If you divide by all the users, your average will be too low. Each user that has no doctor visits will tend to drag the average towards zero. I don't believe that's what you want.
I'm too lazy to come up with an actual query, but it's going to be one of these things where you use a self join between the base table and a query with a group by that pulls out all the relevant Id, Visit Date pairs from the base table. The only thing you need the User table for is the Name.
We had a sample of the same problem in here a couple of weeks ago, I think. By the "same problem", I mean the problem where we want an attribute of the representative of a group, but where the attribute we want isn't included in the group by clause.
I think this will work, though I could be wrong:
Use an inner select to make sure you have the most recent visit, then use AVG. Your User table in this example is superfluous: since you have no weight data there and you don't care about user names, it doesn't do you any good to examine it.
SELECT AVG(dv.Weight)
FROM DoctorsVisit dv
WHERE dv.Date = (
SELECT MAX(Date)
FROM DoctorsVisit innerdv
WHERE innerdv.UserID = dv.UserID
)
If you're using SQL Server 2005 you don't need the sub query on the GROUP BY.
You can use the new ROW_NUMBER and PARTION BY functionality.
SELECT AVG(a.weight) FROM
(select
ROW_NUMBER() OVER(PARTITION BY dv.UserId ORDER BY Date desc) as ID,
dv.weight
from
DoctorsVisit dv) a
WHERE a.Id = 1
As someone else has mentioned though, this is the average weight across all the users who have VISITED the doctor. If you want the average weight across ALL of the users then anyone not visiting the doctor will give a misleading average.

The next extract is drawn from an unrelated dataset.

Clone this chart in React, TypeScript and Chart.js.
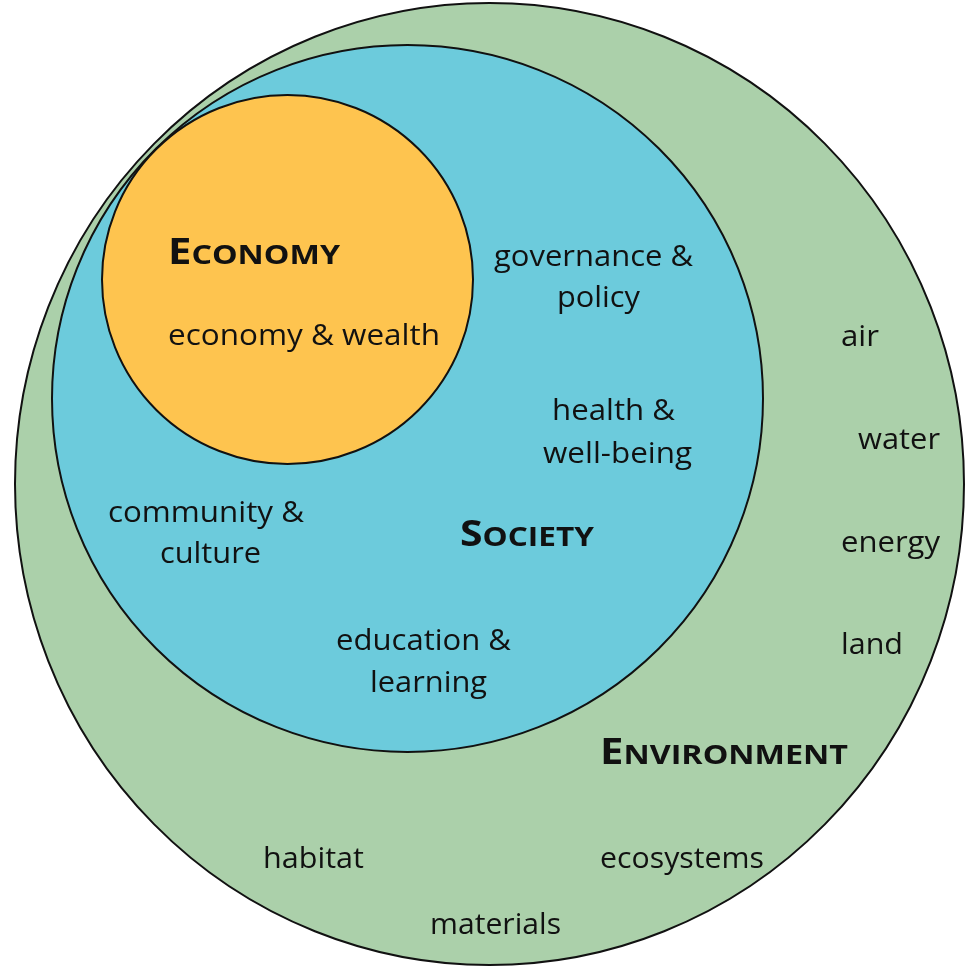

Here's my stab at the solution:
select
avg(a.Weight) as AverageWeight
from
DoctorsVisit as a
innner join
(select
UserID,
max (Date) as LatestDate
from
DoctorsVisit
group by
UserID) as b
on a.UserID = b.UserID and a.Date = b.LatestDate;
Note that the User table isn't used at all.
This average omits entirely users who have no doctors visits at all, or whose weight is recorded as NULL in their latest doctors visit. This average is skewed if any users have more than one visit on the same date, and if the latest date is one of those date where the user got wighed more than once.